Наталия Мещанинова: «Скелеты в шкафах разрушают меня изнутри»

Сценарист и режиссер о том, почему терапевтически важно делать публичными большие и гнетущие тайны
Сценарист и режиссер Наталия Мещанинова/ Екатерина Чеснокова / РИА Новости

Международный кинофестиваль, открывающий европейский фестивальный год, стартует 25 января в Роттердаме. В программе будет и российский фильм «Один маленький ночной секрет» Наталии Мещаниновой (продюсеры Наталья Дрозд и Сергей Сельянов), что по нынешним временам событие из ряда вон выходящее. В интервью «Ведомостям» Мещанинова рассказала, почему, как ей кажется, фильм все-таки взяли на фестиваль, что заставляет ее публично признаваться в очень личных вещах и как получается так, что самых неприятных людей в ее проектах сыграл муж – Степан Девонин.

Кино без границ

– Ваш новый фильм «Маленький ночной секрет» покажут на Роттердамском кинофестивале. И это несмотря на то, что после февраля 2022-го попадание российских фильмов на серьезные международные фестивали стало практически невозможным. Тем более что в его финансировании помимо голландского фонда Hubert Bals Fund и российского «Кинопрайма» принимало участие Минкультуры. А российские госденьги сейчас – просто стоп-сигнал для западных отборщиков. Наверное, этот вопрос больше подошел бы продюсерам, но и у вас ведь наверняка есть предположение – почему фильм взяли?

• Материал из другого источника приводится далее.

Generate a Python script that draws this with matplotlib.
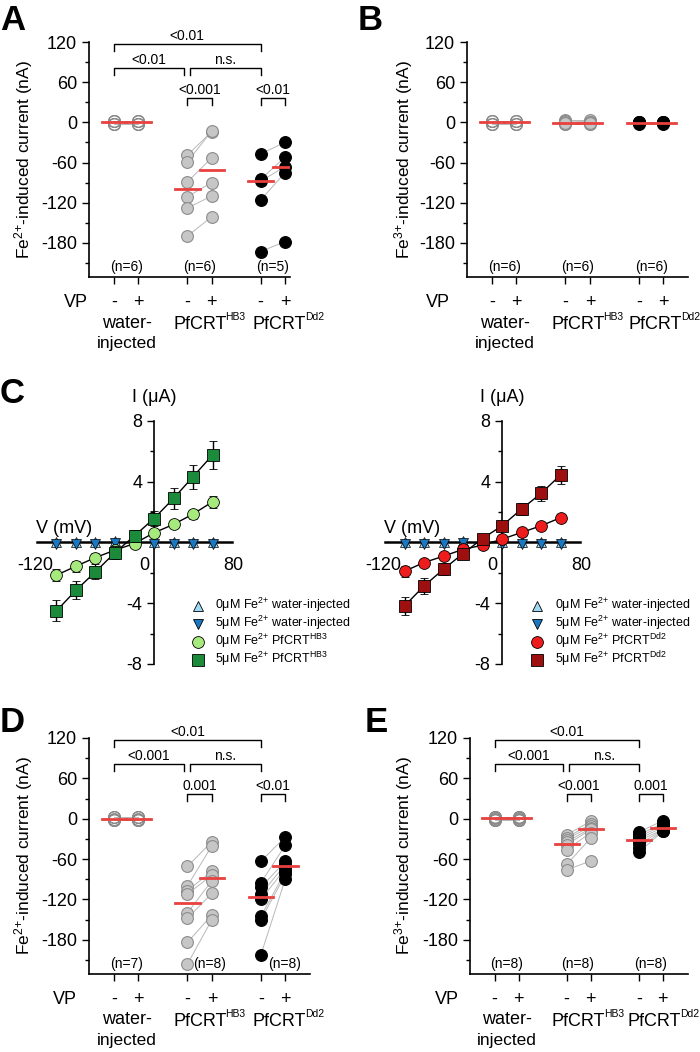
import numpy as np
import matplotlib
matplotlib.use('Agg')
import matplotlib.pyplot as plt
from matplotlib.lines import Line2D

# ---- panel A: Fe2+ induced current (nA) ----
a_water_minus = [2.5, -2.5, 2, -2, 2.5, -2]
a_water_plus = [2.5, -2.5, 2, -2, 2.5, -2]
a_hb3_minus = [-49, -59, -89, -111, -128, -170]
a_hb3_plus = [-14, -13, -53, -90, -110, -141]
a_dd2_minus = [-47, -85, -88, -116, -193]
a_dd2_plus = [-30, -52, -66, -75, -178]

# ---- panel B: Fe3+ induced current (nA) ----
b_water_minus = [2.5, -2.5, 2, -2, 2.5, -2]
b_water_plus = [2.5, -2.5, 2, -2, 2.5, -2]
b_hb3_minus = [3, -3, 2, -2, 0, -1]
b_hb3_plus = [3, -3, 1, -2, 0, -1]
b_dd2_minus = [1, -1, 0, -2, 1, -1]
b_dd2_plus = [1, -1, 0, -2, 1, -1]

# ---- panel D: Fe2+ induced current (nA) ----
d_water_minus = [2.5, -2.5, 2, -2, 2.5, -2, 0]
d_water_plus = [2.5, -2.5, 2, -2, 2.5, -2, 0]
d_hb3_minus = [-71, -100, -107, -112, -140, -148, -184, -216]
d_hb3_plus = [-34, -40, -78, -84, -92, -111, -143, -150]
d_dd2_minus = [-63, -95, -102, -112, -120, -145, -150, -202]
d_dd2_plus = [-27, -39, -63, -68, -74, -78, -83, -89]

# ---- panel E: Fe3+ induced current (nA) ----
e_water_minus = [2.5, -2.5, 2, -2, 2.5, -2, 0, 1]
e_water_plus = [2.5, -2.5, 2, -2, 2.5, -2, 0, 1]
e_hb3_minus = [-24, -28, -31, -35, -39, -46, -68, -76]
e_hb3_plus = [-4, -8, -11, -14, -16, -21, -29, -63]
e_dd2_minus = [-20, -24, -27, -30, -33, -38, -44, -50]
e_dd2_plus = [-3, -7, -10, -13, -16, -17, -18, -19]

# ---- panel C: I/V relationships ----
voltages = [-100, -80, -60, -40, -20, 0, 20, 40, 60]
water_0 = [0.05, 0.04, 0.05, 0.08, 0.05, 0.03, 0.04, 0.05, 0.04]
water_5 = [-0.08, -0.07, -0.08, -0.06, -0.05, -0.08, -0.09, -0.08, -0.1]
hb3_0 = [-2.15, -1.56, -0.99, -0.5, -0.07, 0.64, 1.19, 1.87, 2.68]
hb3_0_err = [0.4, 0.35, 0.3, 0.2, 0.15, 0.2, 0.2, 0.3, 0.4]
hb3_5 = [-4.5, -3.14, -1.93, -0.66, 0.44, 1.58, 2.9, 4.33, 5.76]
hb3_5_err = [0.7, 0.6, 0.5, 0.4, 0.4, 0.5, 0.7, 0.8, 0.9]
dd2_0 = [-1.89, -1.32, -0.9, -0.45, -0.18, 0.22, 0.66, 1.1, 1.63]
dd2_0_err = [0.35, 0.25, 0.2, 0.15, 0.1, 0.15, 0.15, 0.2, 0.25]
dd2_5 = [-4.18, -2.86, -1.76, -0.73, 0.26, 1.1, 2.2, 3.23, 4.44]
dd2_5_err = [0.6, 0.5, 0.4, 0.3, 0.3, 0.3, 0.4, 0.5, 0.6]

positions = [0, 1, 3, 4, 6, 7]

plt.rcParams['font.family'] = ['Liberation Sans', 'DejaVu Sans']
plt.rcParams['mathtext.fontset'] = 'custom'
plt.rcParams['mathtext.rm'] = 'Liberation Sans'
plt.rcParams['mathtext.it'] = 'Liberation Sans:italic'
plt.rcParams['mathtext.bf'] = 'Liberation Sans:bold'
plt.rcParams['axes.unicode_minus'] = False

W, H = 700, 1052
fig = plt.figure(figsize=(7, 10.52), dpi=100)


def px_box(l, t, r, b):
    return [l / W, 1 - b / H, (r - l) / W, (b - t) / H]


def ftext(x, y, s, **kw):
    fig.text(x / W, 1 - y / H, s, **kw)


def bracket(ax, x1, x2, y, label, leg=10):
    ax.plot([x1, x1, x2, x2], [y - leg, y, y, y - leg], color='k', lw=1, clip_on=False)
    ax.text((x1 + x2) / 2, y + 2, label, ha='center', va='bottom', fontsize=10, clip_on=False)


def under(ax, x, dy, s, size=13, ha='center', dx=0):
    ax.annotate(s, xy=(x, 0), xycoords=('data', 'axes fraction'),
                xytext=(dx, -dy * 0.72), textcoords='offset points',
                ha=ha, va='center', fontsize=size, annotation_clip=False)


def sup_label(ax, xr, main, sup):
    under(ax, xr, 47, main, size=13, ha='right')
    under(ax, xr, 40, sup, size=7.5, ha='left', dx=-0.8)


def dot_panel(ax, data, ylabel, xmax, nlabels, vp_x, dd2_x):
    styles = [('none', '#8a8a8a'), ('#c6c6c6', '#8c8c8c'), ('k', 'k')]
    ax.set_xlim(-1.02, xmax)
    ax.set_ylim(-231, 120)
    for sp in ['top', 'right']:
        ax.spines[sp].set_visible(False)
    for sp in ['left', 'bottom']:
        ax.spines[sp].set_linewidth(1.2)
    ax.set_yticks([-180, -120, -60, 0, 60, 120])
    ax.set_yticks([-210, -150, -90, -30, 30, 90], minor=True)
    ax.set_xticks(positions)
    ax.set_xticklabels([])
    ax.tick_params(which='major', length=5, width=1, labelsize=13)
    ax.tick_params(which='minor', length=3, width=1)
    ax.set_ylabel(ylabel, fontsize=12.5)
    for g in range(3):
        xm, xp = positions[2 * g], positions[2 * g + 1]
        minus, plus = data[2 * g], data[2 * g + 1]
        fc, ec = styles[g]
        for a, b in zip(minus, plus):
            ax.plot([xm, xp], [a, b], color='#b8b8b8', lw=0.7, zorder=1)
        for x, vals in [(xm, minus), (xp, plus)]:
            ax.plot([x] * len(vals), vals, 'o', ms=8.5, mfc=fc, mec=ec, mew=0.8,
                    zorder=2, clip_on=False)
            med = np.median(vals)
            ax.plot([x - 0.5, x + 0.5], [med, med], color='#e8413f', lw=2, zorder=3)
    for (x, s) in nlabels:
        ax.text(x, -216, s, ha='center', va='center', fontsize=10)
    for i, x in enumerate(positions):
        under(ax, x, 25, '-' if i % 2 == 0 else '+')
    under(ax, vp_x, 25, 'VP')
    under(ax, 0.53, 46, 'water-')
    under(ax, 0.53, 66, 'injected', size=12.5)
    sup_label(ax, 4.6, 'PfCRT', 'HB3')
    sup_label(ax, dd2_x, 'PfCRT', 'Dd2')


fe2 = r'Fe$^{2{+}}$-induced current (nA)'
fe3 = r'Fe$^{3{+}}$-induced current (nA)'

# Panel A
axA = fig.add_axes(px_box(89, 42, 290, 277))
dot_panel(axA, [a_water_minus, a_water_plus, a_hb3_minus, a_hb3_plus, a_dd2_minus, a_dd2_plus],
          fe2, 7.2, [(0.5, '(n=6)'), (3.5, '(n=6)'), (6.5, '(n=5)')], -1.55, 7.85)
axA.yaxis.set_label_coords(-0.27, 0.5)
bracket(axA, 0, 6, 117, '<0.01')
bracket(axA, 0, 2.86, 81, '<0.01')
bracket(axA, 3.1, 6, 81, 'n.s.')
bracket(axA, 3, 4, 36, '<0.001')
bracket(axA, 6, 7, 36, '<0.01')

# Panel B
axB = fig.add_axes(px_box(467, 42, 688, 277))
dot_panel(axB, [b_water_minus, b_water_plus, b_hb3_minus, b_hb3_plus, b_dd2_minus, b_dd2_plus],
          fe3, 8.0, [(0.5, '(n=6)'), (3.5, '(n=6)'), (6.5, '(n=6)')], -2.2, 7.75)
axB.yaxis.set_label_coords(-0.235, 0.5)

# Panel D
axD = fig.add_axes(px_box(89, 738, 310, 974))
dot_panel(axD, [d_water_minus, d_water_plus, d_hb3_minus, d_hb3_plus, d_dd2_minus, d_dd2_plus],
          fe2, 8.0, [(0.5, '(n=7)'), (3.9, '(n=8)'), (6.95, '(n=8)')], -2.0, 7.85)
axD.yaxis.set_label_coords(-0.245, 0.5)
bracket(axD, 0, 6, 117, '<0.01')
bracket(axD, 0, 2.86, 81, '<0.001')
bracket(axD, 3.1, 6, 81, 'n.s.')
bracket(axD, 3, 4, 36, '0.001')
bracket(axD, 6, 7, 36, '<0.01')

# Panel E
axE = fig.add_axes(px_box(470, 738, 688, 974))
dot_panel(axE, [e_water_minus, e_water_plus, e_hb3_minus, e_hb3_plus, e_dd2_minus, e_dd2_plus],
          fe3, 8.05, [(0.5, '(n=8)'), (3.45, '(n=8)'), (6.5, '(n=8)')], -2.0, 7.75)
axE.yaxis.set_label_coords(-0.252, 0.5)
bracket(axE, 0, 6, 117, '<0.01')
bracket(axE, 0, 2.86, 81, '<0.001')
bracket(axE, 3.1, 6, 81, 'n.s.')
bracket(axE, 3, 4, 36, '<0.001')
bracket(axE, 6, 7, 36, '0.001')

# Panel C
lightblue = '#9fd8f2'
blue = '#1a78c2'


def iv_panel(ax, i0, e0, i5, e5, c0, c5, name, mx, tx):
    ax.set_xlim(-120, 80)
    ax.set_ylim(-8, 8)
    ax.spines['left'].set_position(('data', 0))
    ax.spines['bottom'].set_position(('data', 0))
    for sp in ['top', 'right']:
        ax.spines[sp].set_visible(False)
    ax.spines['left'].set_linewidth(1.2)
    ax.spines['bottom'].set_linewidth(1.8)
    ax.set_xticks([])
    ax.set_yticks([-8, -4, 4, 8])
    ax.set_yticks([-6, -2, 2, 6], minor=True)
    ax.tick_params(which='major', length=5, width=1, labelsize=13)
    ax.tick_params(which='minor', length=3, width=1)
    ax.plot(voltages, water_0, '^', ms=7, mfc=lightblue, mec='k', mew=0.5, zorder=3, clip_on=False)
    ax.plot(voltages, water_5, 'v', ms=7, mfc=blue, mec='k', mew=0.5, zorder=3, clip_on=False)
    ax.errorbar(voltages, i0, yerr=e0, fmt='-o', color='k', lw=1, ms=8.5, mfc=c0, mec='k',
                mew=0.6, capsize=3, elinewidth=1, zorder=4)
    ax.errorbar(voltages, i5, yerr=e5, fmt='-s', color='k', lw=1, ms=8, mfc=c5, mec='k',
                mew=0.6, capsize=3, elinewidth=1, zorder=5)
    ax.text(-122, -1.5, '-120', ha='center', va='center', fontsize=13)
    ax.text(-10, -1.5, '0', ha='center', va='center', fontsize=13)
    ax.text(81, -1.5, '80', ha='center', va='center', fontsize=13)
    ax.text(-92, 0.95, 'V (mV)', ha='center', va='center', fontsize=13)
    ax.text(0, 9.55, 'I (\u03bcA)', ha='center', va='center', fontsize=13, clip_on=False)

    rows = [('^', 7, lightblue, '0\u03bcM Fe$^{2{+}}$ water-injected'),
            ('v', 7, blue, '5\u03bcM Fe$^{2{+}}$ water-injected'),
            ('o', 8.5, c0, '0\u03bcM Fe$^{2{+}}$ PfCRT$^{\\mathrm{%s}}$' % name),
            ('s', 8, c5, '5\u03bcM Fe$^{2{+}}$ PfCRT$^{\\mathrm{%s}}$' % name)]
    for (m, ms, fc, label), y in zip(rows, [606, 624, 642, 660]):
        fig.add_artist(Line2D([mx / W], [1 - y / H], transform=fig.transFigure, marker=m,
                              ms=ms, mfc=fc, mec='k', mew=0.6, ls='none'))
        ftext(tx, y + 3.5, label, fontsize=9, ha='left', va='baseline')


axC1 = fig.add_axes(px_box(37, 421, 232, 664))
iv_panel(axC1, hb3_0, hb3_0_err, hb3_5, hb3_5_err, '#a6ea7e', '#1b8a3a', 'HB3', 198, 215)
axC2 = fig.add_axes(px_box(385, 421, 580, 664))
iv_panel(axC2, dd2_0, dd2_0_err, dd2_5, dd2_5_err, '#ee1c1c', '#9e1010', 'Dd2', 537, 555)

for letter, x, y in [('A', 0, 30), ('B', 358, 30), ('C', 0, 403), ('D', 0, 732), ('E', 365, 732)]:
    ftext(x, y, letter, fontsize=25, fontweight='bold', ha='left', va='baseline')

fig.savefig('out.png', dpi=100)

– Думаю, есть несколько вещей, которые сработали в плюс. Во-первых, на Роттердамском фестивале проект на уровне сценария был поддержан в прошлом году – фондом, который вы назвали. Во-вторых, у меня нет фильма, который не побывал бы в Роттердаме. Мне кажется, они ко мне уже относятся как к своему взращенному птенцу. Еще, конечно, хочется верить, что качество тоже произвело впечатление. Во всяком случае, мне нравится так думать. 

– Сценарий этого фильма ведь написан по мотивам вашей собственной юности и отчасти вы – прототип главной героини?

– Да, семейная ситуация девочки схожа с моей. Характер и все, что происходит, – художественный вымысел. 

– Задолго до этого фильма, еще в 2017 г., у вас вышла книга, в которой вы откровенно рассказали про свою юность. Большинство людей такие скелеты пытаются держать в шкафах. Вот эта политика открытости – она сформировалась сразу или вы к ней пришли, поняв, что другого психологического выхода у вас просто нет? 

– Я пришла к этому, поняв, что скелеты в шкафах разрушают меня изнутри. Они делают эту тайну какой-то уж очень большой, гнетущей, невероятно тяжелой для того, чтобы выносить в повседневной жизни. Это влияло на мои отношения с мужем, с ребенком, на отношение к себе. Тут был прыжок в прорубь – когда я внутренне приняла решение опубликовать эти тексты, особенно текст под заголовком «Желание» (рассказ о сексуальных домогательствах отчима и о том, как это повлияло на отрочество автора и на отношения с матерью. – «Ведомости») или «Страхи» (о малой родине и детских фобиях. – «Ведомости»). Я долго сомневалась, боялась. Мне было страшно, что меня кто-то осудит, кто-то скажет: «Зачем нам этот сор из вашей избы?» Но в какой-то момент просто осознала, как терапевтически важно опрокинуть эту вещь, предать ее публичности, чтобы она перестала быть моим маленьким ночным секретом. 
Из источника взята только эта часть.